Many Korean names and words are based on Chinese characters, so when rendered in the Hangul alphabet they can have the same spelling, but multiple meanings.
The unfortunate consequence for the Daebyun Elementary School in Busan is that human faeces are the first thing that come to mind when Koreans hear its name.
"Are you from Poop School?" was a typical taunt students and former pupils have endured for 55 years, reports said.
They have mounted a campaign to change the name, gathering more than 4,000 signatures since April, a school official who declined to give her name told AFP.
A school committee will choose among three options next week and submit a request to local authorities to change the name, she said, with permission expected to be granted from the spring term next year.
One of them, Haeparang or sea waves, would flush away the stench of the past, while the other two are geographically based.

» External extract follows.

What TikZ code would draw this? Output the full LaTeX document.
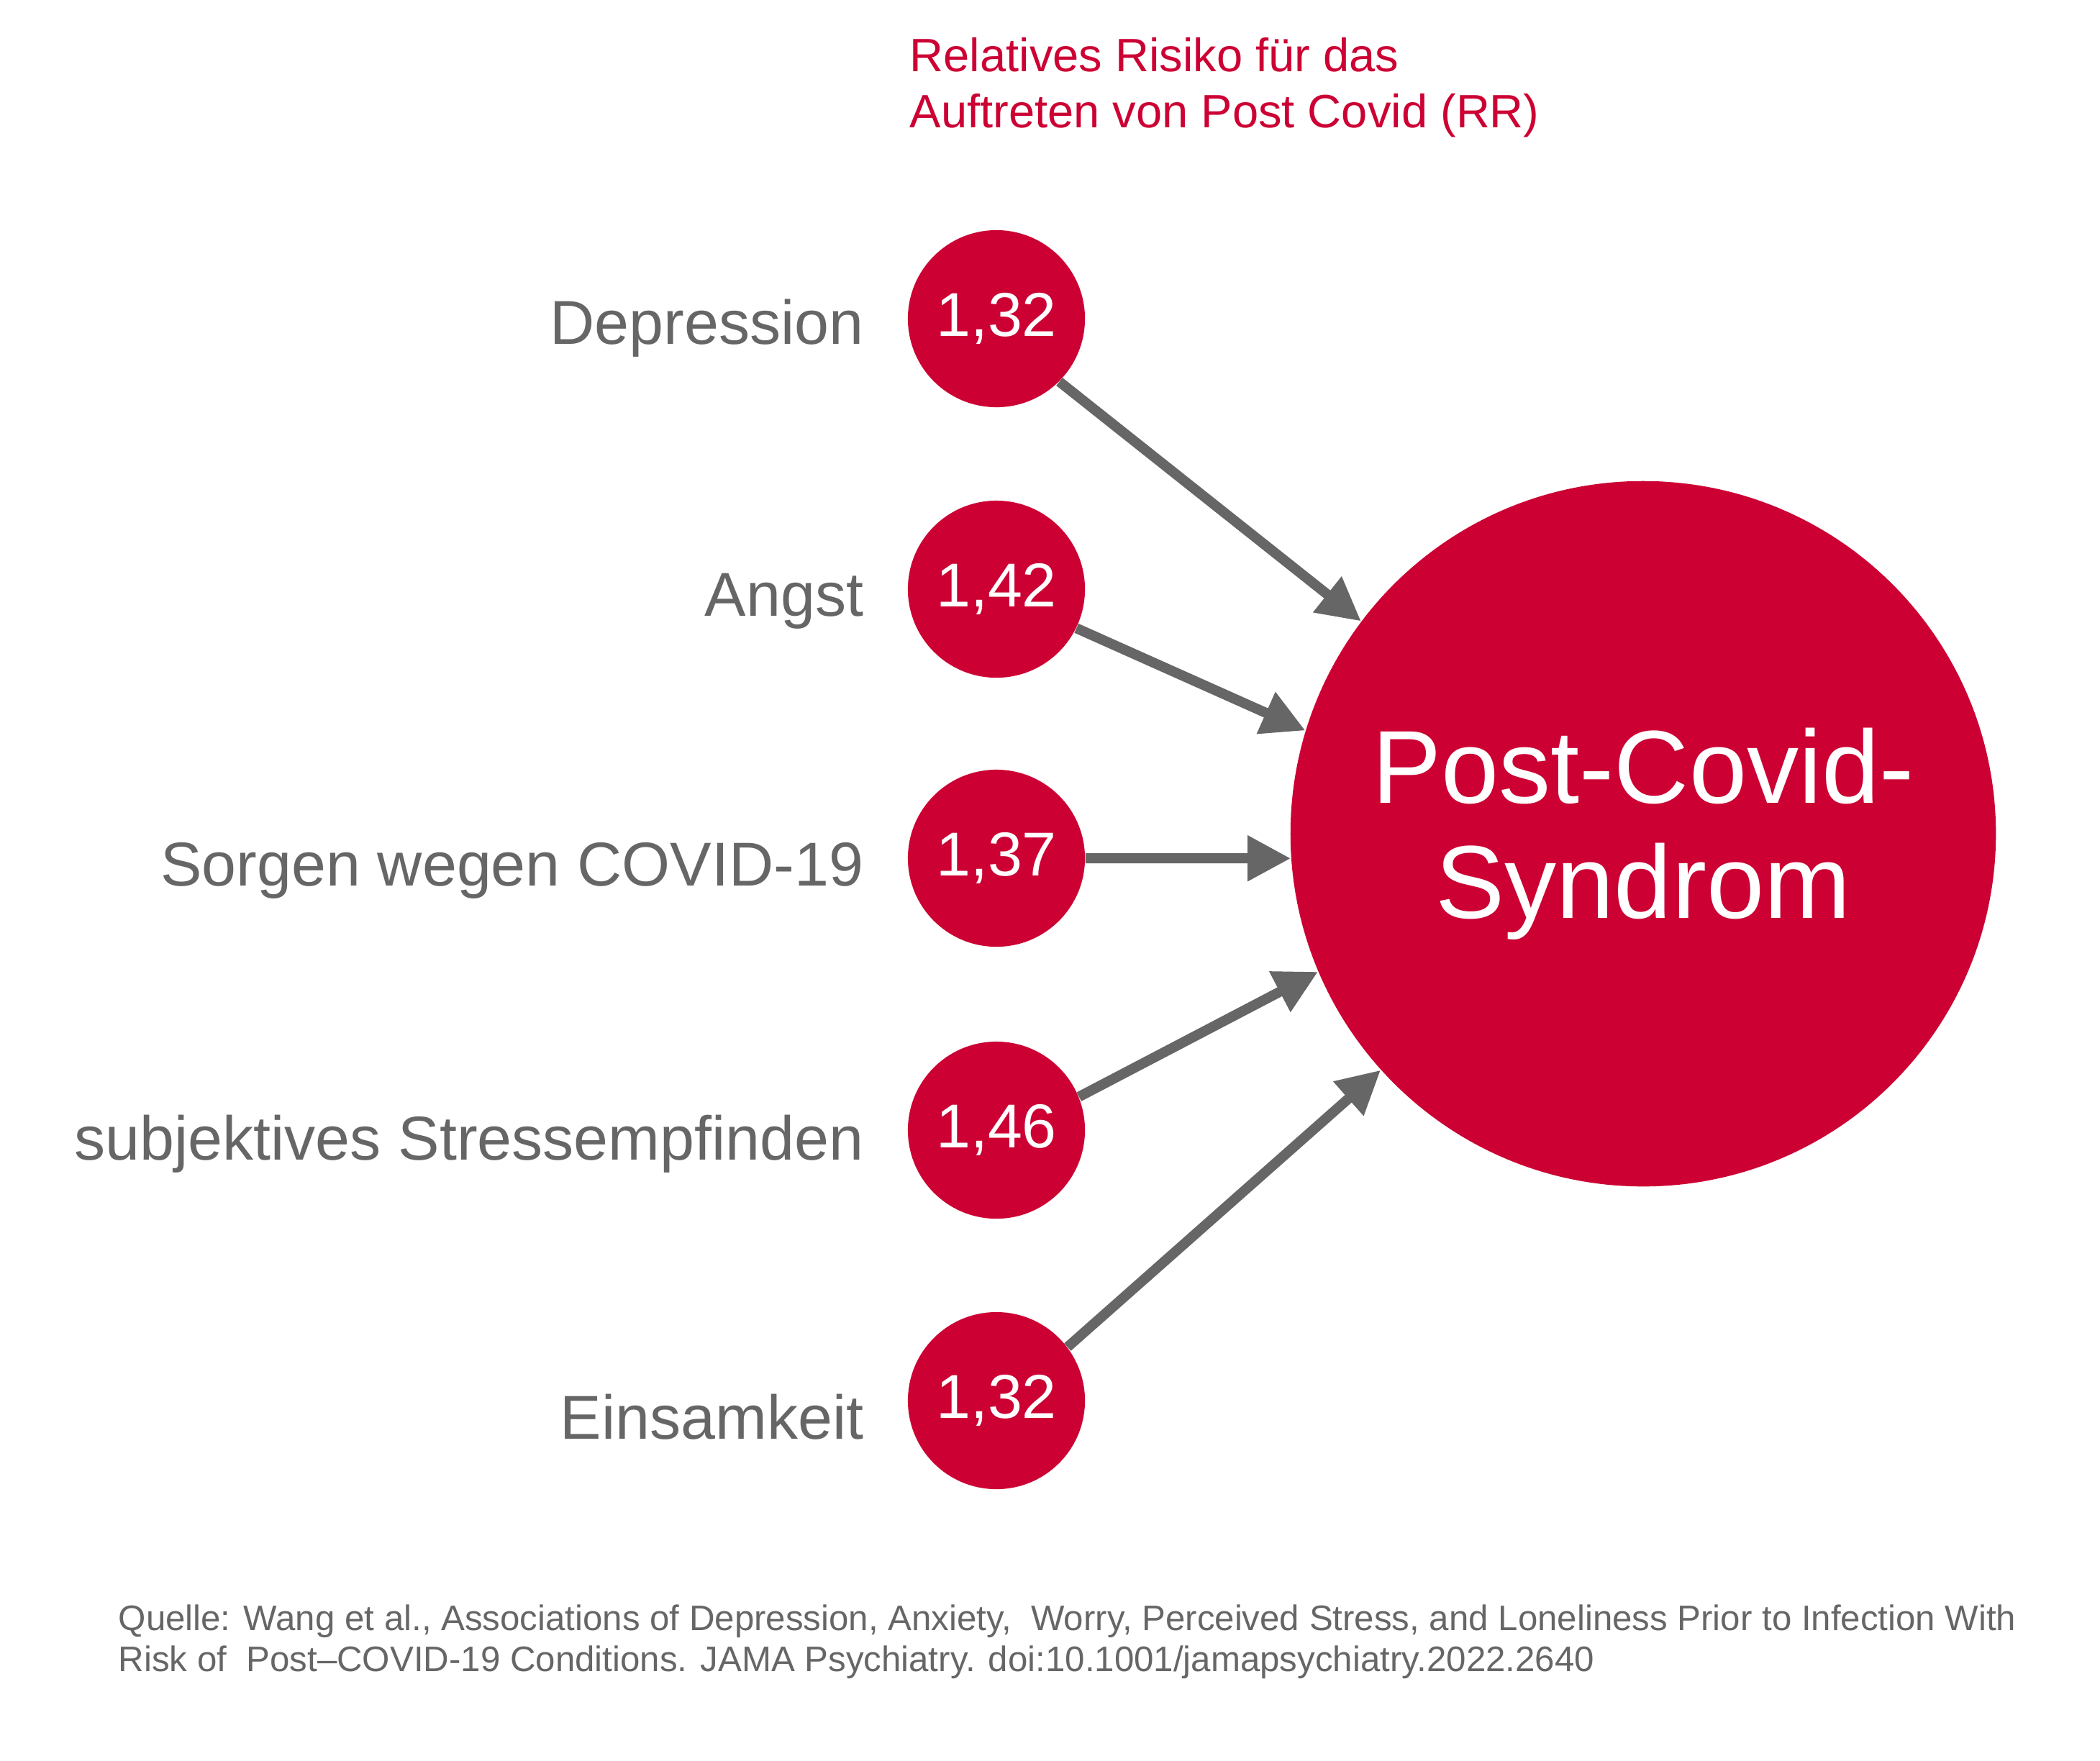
\documentclass[tikz,border=0pt]{standalone}
\usepackage{fontspec}
\setmainfont{Liberation Sans}
\usetikzlibrary{arrows.meta}
\definecolor{rkired}{RGB}{204,0,51}
\definecolor{rkigray}{RGB}{102,102,102}
\begin{document}
\begin{tikzpicture}[x=0.01cm,y=-0.01cm,
  small/.style={circle,fill=rkired,minimum size=2.46cm,inner sep=0pt,text=white,font=\fontsize{24.5}{28}\selectfont},
  big/.style={circle,fill=rkired,minimum size=9.8cm,inner sep=0pt,text=white,align=center,font=\fontsize{41}{45.5}\selectfont},
  lbl/.style={anchor=base east,text=rkigray,font=\fontsize{24.5}{30}\selectfont,inner sep=0pt},
  conn/.style={draw=rkigray,line width=0.14cm,-{Triangle[length=0.6cm,width=0.6cm]}}]
\useasboundingbox (0,0) rectangle (2919,2447);
\node[small] (s1) at (1385,443) {1,32};
\node[small] (s2) at (1385,819) {1,42};
\node[small] (s3) at (1385,1193) {1,37};
\node[small] (s4) at (1385,1571) {1,46};
\node[small] (s5) at (1385,1947) {1,32};
\node[big] (pc) at (2284,1159) {Post-Covid-\\Syndrom};
\node[lbl] (l1) at (1201,478) {Depression};
\node[lbl] (l2) at (1201,856) {Angst};
\node[lbl] (l3) at (1201,1231) {Sorgen wegen COVID-19};
\node[lbl] (l4) at (1201,1612) {subjektives Stressempfinden};
\node[lbl] (l5) at (1201,2000) {Einsamkeit};
\node[anchor=base west,inner sep=0pt,text=rkired,align=left,font=\fontsize{18.5}{22}\selectfont] (title) at (1264,177) {Relatives Risiko für das\\Auftreten von Post Covid (RR)};
\node[anchor=base west,inner sep=0pt,text=rkigray,align=left,font=\fontsize{14}{16}\selectfont] (src) at (164,2323) {Quelle: Wang et al., Associations of Depression, Anxiety,\ \ Worry, Perceived Stress, and Loneliness Prior to Infection With\\Risk of\ \ Post–COVID-19 Conditions. JAMA Psychiatry. doi:10.1001/jamapsychiatry.2022.2640};
\draw[conn] (s1.-45.6) -- (pc.143);
\draw[conn] (s2.-26.8) -- (pc.163.9);
\draw[conn] (s3.0) -- (pc.-176);
\draw[conn] (s4.22.7) -- (pc.-157.3);
\draw[conn] (s5.37.7) -- (pc.-138.1);
\end{tikzpicture}
\end{document}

Founded in 1963, the school, which has 77 students, was named after a village called Daebyun-ri, a shortening of the nearby Daedonggobyunpo port, or Daedong Warehouse Coast.
None of the four said they were considering changing their names, they told AFP.
"Absolutely not," said an employee of the Mulgun school, in the southeastern county of Namhae. "That would be absurd."
Last year, Japan's Kinki University bowed to years of foreign sniggering by changing its nomenclature to the less saucy-sounding "Kindai".